Makalah tersebut ditulis oleh Murray Rudd dan Dennis Porter, dan menjadi bahan pembahasan dalam video terbaru dari analis kripto dan kreator kanal YouTube, Lark Davis.

Dalam ulasannya, Davis menyoroti bahwa proyeksi tersebut tidak berpegang pada grafik teknikal atau narasi pasar, melainkan pada model matematis sederhana berbasis penawaran dan permintaan.

“US$444.000 untuk satu BTC pada 2026 terdengar gila, tetapi inilah skenario paling optimistis menurut hitungan permintaan dan penawaran,” ujar Lark Davis.

Pasokan Bitcoin yang Terbatas dan Permintaan Institusi

Makalah tersebut menekankan bahwa dari total 21 juta BTC yang tersedia, hanya sekitar setengah yang benar-benar dapat diperdagangkan. Sejumlah besar koin telah hilang secara permanen atau berada di dompet milik pemegang jangka panjang yang tidak pernah melakukan transaksi.

Selain itu, setiap siklus halving, yang terakhir terjadi pada April 2024, secara otomatis mengurangi pasokan baru Bitcoin yang masuk ke pasar.
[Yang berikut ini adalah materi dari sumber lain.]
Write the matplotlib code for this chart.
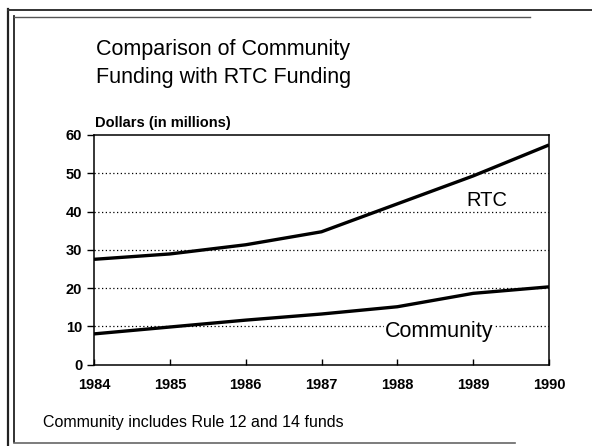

Dalam situasi tersebut, tekanan permintaan meningkat dari berbagai pihak, termasuk perusahaan publik, pengelola dana dan negara bagian yang mulai menambahkan BTC ke dalam neraca mereka sebagai cadangan strategis.

Rudd dan Porter menggunakan kurva permintaan constant elasticity of substitution untuk memodelkan hubungan antara pasokan yang semakin menyusut dan permintaan yang meningkat. Model ini dikalibrasi dengan asumsi harga Bitcoin sekitar US$65.000 pasca-halving April lalu dan pasokan cair sekitar 11 juta BTC.

Proyeksi Hingga 2045

Proyeksi US$444.000 bukan satu-satunya angka yang diajukan dalam makalah tersebut. Penulis juga memperkirakan kemungkinan harga BTC dapat menembus US$1 juta pada 2027, dan bahkan mencapai US$5 juta pada awal 2030-an jika tren permintaan institusional berlanjut, sementara pasokan likuid terus menyusut hingga di bawah dua juta koin.

Proyeksi ini juga sejalan dengan prediksi dari beberapa lembaga keuangan besar. Strategy, misalnya, memiliki model internal yang mematok harga BTC di angka US$13 juta pada tahun 2045. Sementara itu, Ark Invest milik Cathie Wood menyebut rentang harga Bitcoin antara US$1,5 juta hingga US$3,8 juta sebelum akhir dekade ini.

Meski terdengar optimistis, sejumlah analis dan ekonom menilai proyeksi ini terlalu menyederhanakan dinamika pasar. Salah satu kelemahan model ini adalah anggapan bahwa permintaan akan tumbuh secara stabil dan dapat diprediksi.

Dalam praktiknya, pergerakan harga kripto kerap dipengaruhi oleh faktor makroekonomi global seperti suku bunga, likuiditas sistem keuangan, hingga sentimen pasar yang berubah-ubah.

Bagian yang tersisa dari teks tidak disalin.